Unless Paz sells the Burger Ranch chain by the end of the month, it will probably merge all the branches it owns exclusively (as opposed to those on franchises). In any case, Paz is prohibited from selling the money-losing hamburger chain until December 24, when the Tel Aviv District Court debates the injunction not to sell the chain, issued at the request of its former CEO, Yossi Lubaton.
If Paz merges its branches, it will not be able to sell control of the floundering company, since the income tax law forbids selling more than 25 percent of it for two years after the merger.
Burger Ranch consists of some 30 different franchises.
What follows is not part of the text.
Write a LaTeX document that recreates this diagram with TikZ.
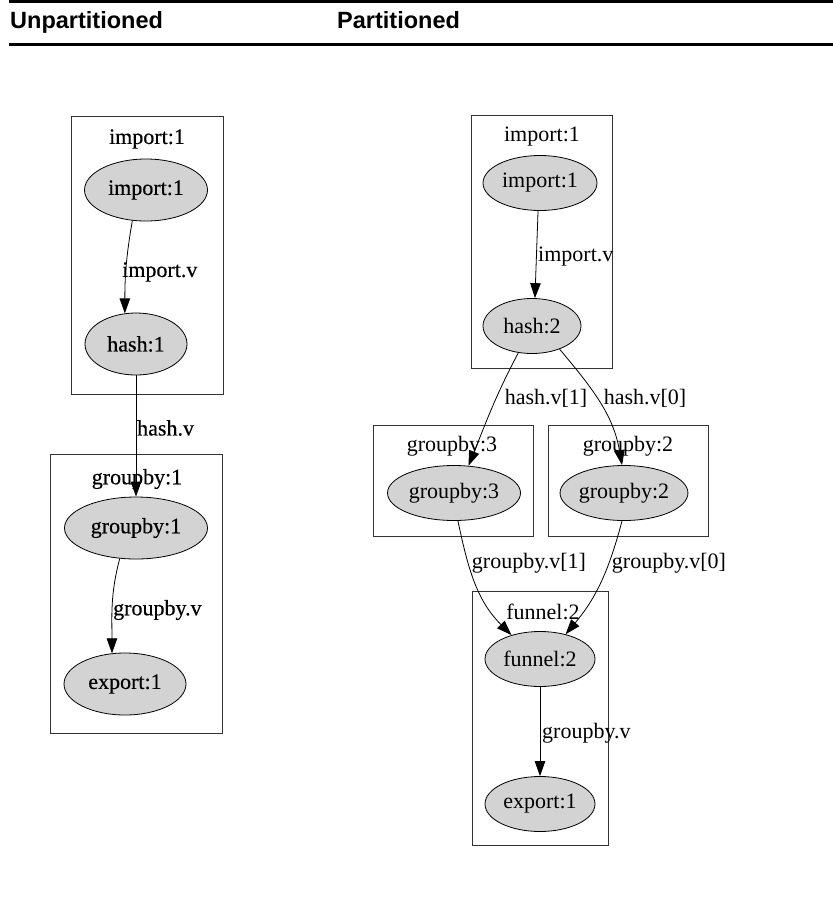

The company started at the beginning of 2003 to merge branches and received all the permits to do so.
A senior Paz source said the company will probably not sell Burger Ranch by the end of the year and is likely to proceed with the merger process and steps to put the chain back on its feet.
In recent months Burger Ranch began cutting back at company headquarters, closing branches and firing staff. The branch on Ibn Gvirol Street in Tel Aviv, near Rabin Square, which is the second one the company opened, is to close down, and a Pizza Meter branch will open there in its stead.
Sources at Paz said that it had received three offers for Burger Ranch, from Canada, England and Israel, though other sources said none of these offers had satisfied Paz on price or sale conditions. Apparently the Israeli offer was made by the Neto group, which denies it is interested in buying Burger Ranch.
Burger Ranch has 86 branches. The chain ended 2001 with a profit but lost some NIS 8 million in 2002 and is expected to end 2003 with a loss as well. According to Business Data Israel, the chain will reach sales turnover this year of NIS 144 million, down from NIS 192 million in 2002.